What to produce
Output nothing but the lines from the one with "Clone this chart in Plotly." through the one with "import plotly.graph_objects as go", including both. Leave the pictures out of the copy.

****************************************

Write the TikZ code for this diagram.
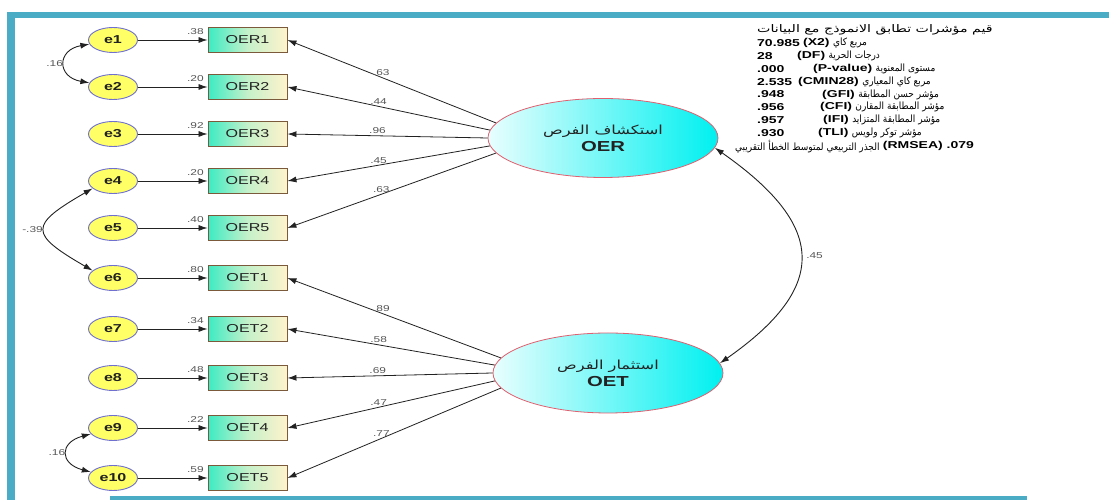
\documentclass[tikz,border=0pt]{standalone}
\usepackage{fontspec}
\setmainfont{Liberation Sans}[FakeStretch=1.4]
\newfontfamily\arabicfont[Script=Arabic,FakeStretch=0.9]{DejaVu Sans}
\newfontfamily\arabicwide[Script=Arabic,FakeStretch=1.35]{DejaVu Sans}
\newfontfamily\arabiclatent[Script=Arabic,FakeStretch=1.3]{DejaVu Sans}
\TeXXeTstate=1
\usetikzlibrary{arrows.meta,shapes.geometric}
\newcommand\arab[1]{{\arabicfont\beginR #1\endR}}
\newcommand\arabhead[1]{{\arabicwide\beginR #1\endR}}
\newcommand\arablat[1]{{\arabiclatent\beginR #1\endR}}

\definecolor{frameblue}{HTML}{4BACC6}
\definecolor{errfill}{HTML}{FFFF66}
\definecolor{errline}{HTML}{7070D0}
\definecolor{boxgreen}{HTML}{3CEBC3}
\definecolor{boxcream}{HTML}{FFF3CC}
\definecolor{boxline}{HTML}{7A5A3A}
\definecolor{latline}{HTML}{E06070}
\definecolor{latcyan}{HTML}{00F0F0}
\definecolor{latpale}{HTML}{E8FEFE}
\definecolor{lblgrey}{HTML}{555555}
\definecolor{inkdark}{HTML}{222222}

\tikzset{
  errnode/.style={ellipse, draw=errline, line width=0.9pt, fill=errfill,
    minimum width=49pt, minimum height=25pt, inner sep=0pt,
    font=\bfseries\fontsize{11.5}{11.5}\selectfont, text=inkdark},
  obsbox/.style={rectangle, draw=boxline, line width=0.9pt,
    left color=boxgreen, right color=boxcream, middle color=boxcream!70!boxgreen,
    minimum width=79pt, minimum height=25pt, inner sep=0pt,
    font=\fontsize{11.5}{11.5}\selectfont, text=inkdark},
  latent/.style={ellipse, draw=latline, line width=0.8pt,
    left color=latpale, right color=latcyan,
    minimum width=230pt, minimum height=79pt, inner sep=0pt,
    align=center, text=inkdark},
  link/.style={draw=inkdark, line width=0.8pt, -{Latex[length=9pt,width=6pt]}},
  covlink/.style={draw=inkdark, line width=0.9pt,
    {Latex[length=9pt,width=6pt]}-{Latex[length=9pt,width=6pt]}},
  coef/.style={font=\fontsize{8.5}{8.5}\selectfont, text=lblgrey, inner sep=1.5pt},
  statnum/.style={font=\bfseries\fontsize{10}{10}\selectfont, inner sep=0pt, anchor=west},
  stattxt/.style={font=\bfseries\fontsize{10}{10}\selectfont, inner sep=0pt, anchor=west},
  statar/.style={font=\fontsize{10}{10}\selectfont, inner sep=0pt, anchor=west},
}

\begin{document}
\begin{tikzpicture}[x=1pt,y=1pt]
\useasboundingbox (0,0) rectangle (1109,500);
\fill[white] (0,0) rectangle (1109,500);

% page frame
\fill[frameblue] (7,482) rectangle (1109,488);
\fill[frameblue] (7,0) rectangle (15,488);
\fill[frameblue] (110,0) rectangle (1027,3.5);

% latent factors
\node[latent] (OER) at (603,362)
  {\arablat{\fontsize{12.5}{14}\selectfont استكشاف الفرص}\\[3pt]{\bfseries\fontsize{14.5}{15}\selectfont OER}};
\node[latent, minimum height=80pt] (OET) at (608,127)
  {\arablat{\fontsize{12.5}{14}\selectfont استثمار الفرص}\\[3pt]{\bfseries\fontsize{14.5}{15}\selectfont OET}};

% error terms, indicators and their squared multiple correlations
\foreach \i/\y/\lab/\sq in {1/460/OER1/.38, 2/413/OER2/.20, 3/366/OER3/.92,
    4/319/OER4/.20, 5/272/OER5/.40, 6/222/OET1/.80, 7/171/OET2/.34,
    8/122/OET3/.48, 9/72/OET4/.22, 10/22/OET5/.59} {
  \node[errnode] (e\i) at (113,\y) {e\i};
  \node[obsbox] (b\i) at (247.5,\y) {\lab};
  \draw[link] (e\i) -- (b\i)
    node[coef, at end, anchor=south east, xshift=-2pt, yshift=4pt] {\sq};
}

% factor loadings
\foreach \i/\a/\c in {1/172/.63, 2/176/.44, 3/180/.96, 4/184/.45, 5/188/.63}
  \draw[link] (OER.\a) -- (b\i.east) node[coef, pos=0.55, above] {\c};
\foreach \i/\a/\c in {6/172/.89, 7/176/.58, 8/180/.69, 9/184/.47, 10/188/.77}
  \draw[link] (OET.\a) -- (b\i.east) node[coef, pos=0.56, above] {\c};

% covariances
\draw[covlink] (e1.190) to[out=190,in=170,looseness=2.2]
  node[coef, left] {.16} (e2.170);
\draw[covlink] (e4.200) to[out=210,in=150,looseness=2.3]
  node[coef, left] {-.39} (e6.160);
\draw[covlink] (e9.195) to[out=195,in=165,looseness=2.2]
  node[coef, left] {.16} (e10.165);
\draw[covlink] (OER.-5) to[out=-35,in=35,looseness=1.6]
  node[coef, right=4pt] {.45} (OET.5);

% model fit indices
\node[stattxt, font=\fontsize{10.5}{10.5}\selectfont] (st0) at (757,470)
  {\arabhead{قيم مؤشرات تطابق الانموذج مع البيانات}};
\node[statnum] (st1n) at (757,457.1) {70.985};
\node[stattxt] (st1t) at (803,457.1) {(X2)};
\node[statar] (st1a) at ([xshift=3pt]st1t.east) {\arab{مربع كاي}};
\node[statnum] (st2n) at (757,444.2) {28};
\node[stattxt] (st2t) at (797,444.2) {(DF)};
\node[statar] (st2a) at ([xshift=3pt]st2t.east) {\arab{درجات الحرية}};
\node[statnum] (st3n) at (757,431.3) {.000};
\node[stattxt] (st3t) at (813,431.3) {(P-value)};
\node[statar] (st3a) at ([xshift=3pt]st3t.east) {\arab{مستوى المعنوية}};
\node[statnum] (st4n) at (757,418.4) {2.535};
\node[stattxt] (st4t) at (798,418.4) {(CMIN28)};
\node[statar] (st4a) at ([xshift=3pt]st4t.east) {\arab{مربع كاي المعياري}};
\node[statnum] (st5n) at (757,405.5) {.948};
\node[stattxt] (st5t) at (822,405.5) {(GFI)};
\node[statar] (st5a) at ([xshift=3pt]st5t.east) {\arab{مؤشر حسن المطابقة}};
\node[statnum] (st6n) at (757,392.6) {.956};
\node[stattxt] (st6t) at (820,392.6) {(CFI)};
\node[statar] (st6a) at ([xshift=3pt]st6t.east) {\arab{مؤشر المطابقة المقارن}};
\node[statnum] (st7n) at (757,379.7) {.957};
\node[stattxt] (st7t) at (823,379.7) {(IFI)};
\node[statar] (st7a) at ([xshift=3pt]st7t.east) {\arab{مؤشر المطابقة المتزايد}};
\node[statnum] (st8n) at (757,366.8) {.930};
\node[stattxt] (st8t) at (818,366.8) {(TLI)};
\node[statar] (st8a) at ([xshift=3pt]st8t.east) {\arab{مؤشر توكر ولويس}};
\node[statar] (st9a) at (735,353.9) {\arab{الجذر التربيعي لمتوسط الخطأ التقريبي}};
\node[stattxt] (st9t) at ([xshift=3pt]st9a.east) {(RMSEA) .079};
\end{tikzpicture}
\end{document}
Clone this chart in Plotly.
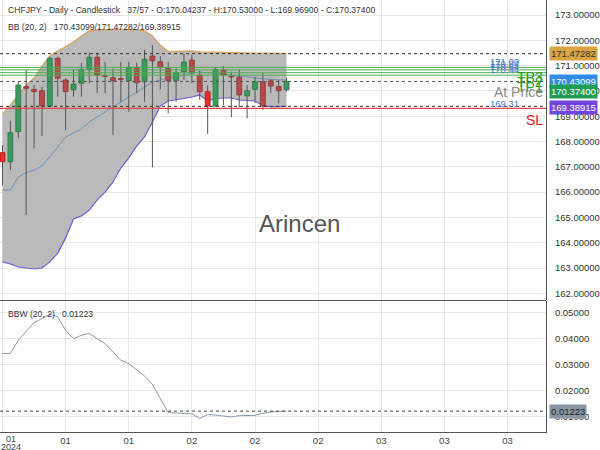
import plotly.graph_objects as go

# ---------------- data ----------------
bar_idx = list(range(37))
opens  = [167.56,167.20,168.39,170.17,170.06,170.01,169.40,171.29,170.43,170.04,
          170.30,170.85,171.33,170.61,170.52,170.49,170.40,170.93,170.36,171.38,
          171.15,170.89,170.40,170.76,171.22,170.63,169.97,169.40,170.83,170.58,
          170.54,169.80,170.06,170.36,170.40,170.17,170.04237]
highs  = [167.86,168.82,170.36,170.83,170.23,170.17,171.35,171.35,170.50,170.85,
          171.11,171.51,171.49,171.15,170.89,171.15,171.15,171.11,171.62,171.81,
          171.38,171.15,170.89,171.46,171.42,170.80,170.23,170.93,170.98,170.76,
          170.85,170.23,170.56,170.70,170.46,170.43,170.53]
lows   = [166.28,166.87,168.13,165.10,167.73,168.22,169.38,169.77,168.45,169.77,
          169.77,170.30,169.91,169.91,168.26,169.57,169.18,169.91,169.57,166.98,
          170.06,169.11,169.57,170.43,170.30,169.64,168.30,169.38,169.44,168.96,
          169.35,168.92,169.53,169.25,169.91,169.51,169.969]
closes = [167.20,168.35,170.23,170.10,169.97,169.40,171.29,170.50,169.97,170.27,
          170.85,171.33,170.63,170.57,170.40,170.45,170.93,170.32,171.25,171.19,
          170.93,170.40,170.72,171.14,170.72,169.97,169.40,170.85,170.63,170.55,
          169.84,170.01,170.36,169.40,170.19,170.01,170.374]
highlighted = [0, 26]

bb_upper = [169.09,169.44,169.84,170.23,170.51,170.98,171.38,171.58,171.74,171.93,
            172.17,172.37,172.41,172.43,172.43,172.43,172.43,172.41,172.37,172.17,
            171.81,171.56,171.56,171.58,171.58,171.54,171.54,171.52,171.52,171.51,
            171.51,171.52,171.52,171.50,171.49,171.48,171.47282]
bb_lower = [163.24,163.16,163.04,163.00,162.96,163.00,163.24,163.59,164.19,164.94,
            165.06,165.29,165.69,166.00,166.40,166.95,167.35,167.82,168.18,168.77,
            169.40,169.60,169.64,169.70,169.76,169.84,169.60,169.70,169.72,169.72,
            169.64,169.62,169.60,169.42,169.38,169.38,169.38915]
bb_mid   = [166.08,166.08,166.60,166.76,166.87,167.03,167.39,167.78,168.18,168.34,
            168.49,168.77,168.97,169.17,169.36,169.56,169.76,169.96,170.15,170.35,
            170.43,170.51,170.55,170.63,170.69,170.75,170.71,170.70,170.67,170.63,
            170.59,170.55,170.51,170.47,170.45,170.44,170.43099]
bbw = [0.0344,0.0344,0.0395,0.0431,0.0463,0.0478,0.0495,0.0485,0.0433,0.0401,
       0.0414,0.0421,0.0403,0.0382,0.0350,0.0318,0.0305,0.0283,0.0258,0.0225,
       0.0169,0.0117,0.0115,0.0114,0.0112,0.0094,0.0109,0.0107,0.0103,0.0100,
       0.0105,0.0106,0.0106,0.0114,0.0119,0.0121,0.01223]

tp_levels = [170.93, 170.83, 170.72, 170.62]
tp_texts = ["171.00", "170.84", "170.64", "170.44"]
sl_level = 169.31
sl_text = "169.31"
bb_last = (170.43099, 171.47282, 169.38915)
last_close = 170.374
bbw_last = 0.01223

x_tick_bars = [0, 8, 16, 24, 32, 40, 48, 56, 64]
x_tick_text = ["", "01", "01", "02", "02", "02", "03", "03", "03"]
first_tick_month = "01"
first_tick_year = "2024"
price_ticks = list(range(162, 174))
bbw_ticks = [0.01, 0.02, 0.03, 0.04, 0.05]

# ---------------- style ----------------
NARROW = "Liberation Sans Narrow, Arial Narrow, Liberation Sans, Arial, sans-serif"
SANS = "Liberation Sans, Arial, sans-serif"
GREEN = "#3d9a5c"
RED = "#b44a4a"
BRIGHT_RED = "#e5302a"
GRID = "#e6e6e6"
AXIS = "#555555"
HALF = 0.31  # half body width in bar units

W, H = 600, 450
ML, MR, MT, MB = 0, 52, 0, 18
PW, PH = W - ML - MR, H - MT - MB

def px(xp):
    return (xp - ML) / PW

def py(yp):
    return (PH - (yp - MT)) / PH

fig = go.Figure()

# Bollinger fill
fig.add_trace(go.Scatter(x=bar_idx, y=bb_upper, mode="lines", line=dict(width=0),
                         hoverinfo="skip", showlegend=False))
fig.add_trace(go.Scatter(x=bar_idx, y=bb_lower, mode="lines", line=dict(width=0),
                         fill="tonexty", fillcolor="#bababa",
                         hoverinfo="skip", showlegend=False))
fig.add_trace(go.Scatter(x=bar_idx, y=bb_upper, mode="lines",
                         line=dict(color="#d4a25c", width=1.2), showlegend=False))
fig.add_trace(go.Scatter(x=bar_idx, y=bb_lower, mode="lines",
                         line=dict(color="#6a5fd8", width=1.2), showlegend=False))
fig.add_trace(go.Scatter(x=bar_idx, y=bb_mid, mode="lines",
                         line=dict(color="#6f8fb5", width=1), showlegend=False))

# horizontal level lines
def hline(yv, color, width=1, dash=None, yref="y", xref="x domain"):
    fig.add_shape(type="line", xref=xref, yref=yref, x0=0, x1=1, y0=yv, y1=yv,
                  line=dict(color=color, width=width, dash=dash), layer="above")

for lv in tp_levels:
    hline(lv, "#4caf50", 1)
hline(sl_level, "#e04848", 1.4)
hline(bb_last[1], "#333333", 1, "3px,3px")
hline(last_close, "#555555", 1, "3px,3px")
hline(bb_last[2], "#333333", 1, "3px,3px")

# wicks
wx, wy = [], []
for i, h, l in zip(bar_idx, highs, lows):
    wx += [i, i, None]
    wy += [l, h, None]
fig.add_trace(go.Scatter(x=wx, y=wy, mode="lines", line=dict(color="#555555", width=1),
                         hoverinfo="skip", showlegend=False))

# bodies as filled polygons (so they sit above the band fill)
groups = {"g": ([], [], GREEN, "#2c7444"), "r": ([], [], RED, "#8c3333"),
          "b": ([], [], BRIGHT_RED, "#b01818")}
for i, o, c in zip(bar_idx, opens, closes):
    key = "b" if i in highlighted else ("g" if c >= o else "r")
    gx, gy = groups[key][0], groups[key][1]
    gx += [i - HALF, i + HALF, i + HALF, i - HALF, i - HALF, None]
    gy += [o, o, c, c, o, None]
for gx, gy, fc, lc in groups.values():
    fig.add_trace(go.Scatter(x=gx, y=gy, mode="lines", fill="toself", fillcolor=fc,
                             line=dict(color=lc, width=0.8), hoverinfo="skip",
                             showlegend=False))

# BBW
fig.add_trace(go.Scatter(x=bar_idx, y=bbw, mode="lines", line=dict(color="#8c9ab0", width=1),
                         xaxis="x2", yaxis="y2", showlegend=False))
fig.add_shape(type="line", xref="x2 domain", yref="y2", x0=0, x1=1, y0=bbw_last, y1=bbw_last,
              line=dict(color="#444444", width=1, dash="3px,3px"))

# separator between panels
fig.add_shape(type="line", xref="paper", yref="paper", x0=0, x1=1, y0=py(300.5), y1=py(300.5),
              line=dict(color=AXIS, width=1))

ann = []
HF = 8.6
header = ("CHFJPY - Daily - Candlestick   37/57 - O:%.5f - H:%.5f - L:%.5f - C:%.5f"
          % (opens[-1], highs[-1], lows[-1], closes[-1]))
ann.append(dict(text=header, x=px(6), y=py(10), xref="paper", yref="paper",
                xanchor="left", yanchor="middle", showarrow=False,
                font=dict(family=NARROW, size=HF, color="#333")))
ann.append(dict(text="BB (20, 2)   %.5f/%.5f/%.5f" % bb_last, x=px(6), y=py(27),
                xref="paper", yref="paper", xanchor="left", yanchor="middle", showarrow=False,
                font=dict(family=NARROW, size=HF, color="#333")))
ann.append(dict(text="BBW (20, 2)   %.5f" % bbw_last, x=px(6), y=py(314),
                xref="paper", yref="paper", xanchor="left", yanchor="middle", showarrow=False,
                font=dict(family=NARROW, size=HF, color="#333")))
# watermark
ann.append(dict(text="Arincen", x=px(301), y=py(223), xref="paper", yref="paper",
                xanchor="center", yanchor="middle", showarrow=False,
                font=dict(family=SANS, size=24, color="#555")))
# blue level texts
for lv, t in zip(tp_levels, tp_texts):
    ann.append(dict(text=t, x=px(490), y=lv, xref="paper", yref="y", xanchor="left",
                    yanchor="middle", yshift=6, showarrow=False,
                    font=dict(family=NARROW, size=9.5, color="#4a78d0")))
ann.append(dict(text=sl_text, x=px(490), y=sl_level, xref="paper", yref="y", xanchor="left",
                yanchor="middle", yshift=5, showarrow=False,
                font=dict(family=NARROW, size=9.5, color="#4a78d0")))
# TP / At Price / SL labels
for t, yp in [("TP3", 77), ("TP2", 82), ("TP1", 87)]:
    ann.append(dict(text=t, x=px(547), y=py(yp), xref="paper", yref="paper", xanchor="right",
                    yanchor="middle", showarrow=False,
                    font=dict(family=SANS, size=14, color="#2e9a2e")))
ann.append(dict(text="At Price", x=px(547), y=py(92), xref="paper", yref="paper", xanchor="right",
                yanchor="middle", showarrow=False, font=dict(family=SANS, size=14, color="#8a8a8a")))
ann.append(dict(text="SL", x=px(547), y=py(120), xref="paper", yref="paper", xanchor="right",
                yanchor="middle", showarrow=False, font=dict(family=SANS, size=14, color="#e02020")))
# right price boxes
for val, bg, fg, shift in [(bb_last[1], "#d9a441", "#333", 0),
                           (bb_last[0], "#2f8ce6", "#fff", -1),
                           (last_close, "#1f9d55", "#fff", -10),
                           (bb_last[2], "#7145e0", "#fff", -1)]:
    ann.append(dict(text="%.5f" % val, x=1, xshift=3, y=val, xref="paper", yref="y",
                    xanchor="left", yanchor="middle", yshift=shift, showarrow=False,
                    bgcolor=bg, borderpad=1, font=dict(family=NARROW, size=9.5, color=fg)))
ann.append(dict(text="%.5f" % bbw_last, x=1, xshift=3, y=bbw_last, xref="paper", yref="y2",
                xanchor="left", yanchor="middle", showarrow=False,
                bgcolor="#8796a3", borderpad=1, font=dict(family=NARROW, size=9.5, color="#222")))
# first x label (month + year)
ann.append(dict(text=first_tick_month, x=px(11.5), y=py(439), xref="paper", yref="paper",
                xanchor="center", yanchor="middle", showarrow=False,
                font=dict(family=NARROW, size=9, color="#444")))
ann.append(dict(text=first_tick_year, x=px(11.5), y=py(446.5), xref="paper", yref="paper",
                xanchor="center", yanchor="middle", showarrow=False,
                font=dict(family=NARROW, size=9, color="#444")))

xr = [-2.5 / 7.92, (548 - 2.5) / 7.92]
common_x = dict(range=xr, tickmode="array", tickvals=x_tick_bars, showgrid=True,
                gridcolor=GRID, gridwidth=1, zeroline=False, fixedrange=True)

fig.update_layout(
    width=W, height=H, margin=dict(l=ML, r=MR, t=MT, b=MB),
    paper_bgcolor="white", plot_bgcolor="white", showlegend=False,
    annotations=ann,
    xaxis=dict(**common_x, anchor="y", showticklabels=False, ticks=""),
    xaxis2=dict(**common_x, anchor="y2", matches="x", ticktext=x_tick_text,
                showline=True, linecolor=AXIS, linewidth=1, ticks="",
                tickfont=dict(family=NARROW, size=9.5, color="#444")),
    yaxis=dict(domain=[py(300), 1], range=[161.735, 173.593], side="right",
               tickvals=price_ticks, ticktext=["%.5f" % v for v in price_ticks],
               showgrid=True, gridcolor=GRID, zeroline=False, showline=True,
               linecolor=AXIS, linewidth=1, ticks="", ticklabelstandoff=6,
               tickfont=dict(family=NARROW, size=9.5, color="#333"), anchor="x"),
    yaxis2=dict(domain=[0, py(301)], range=[0.0042, 0.0546], side="right",
                tickvals=bbw_ticks, ticktext=["%.5f" % v for v in bbw_ticks],
                showgrid=True, gridcolor=GRID, zeroline=False, showline=True,
                linecolor=AXIS, linewidth=1, ticks="", ticklabelstandoff=6,
                tickfont=dict(family=NARROW, size=9.5, color="#333"), anchor="x2"),
)

fig.write_html("out.html")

****************************************

Worked solution
Clone this chart in Plotly.
import plotly.graph_objects as go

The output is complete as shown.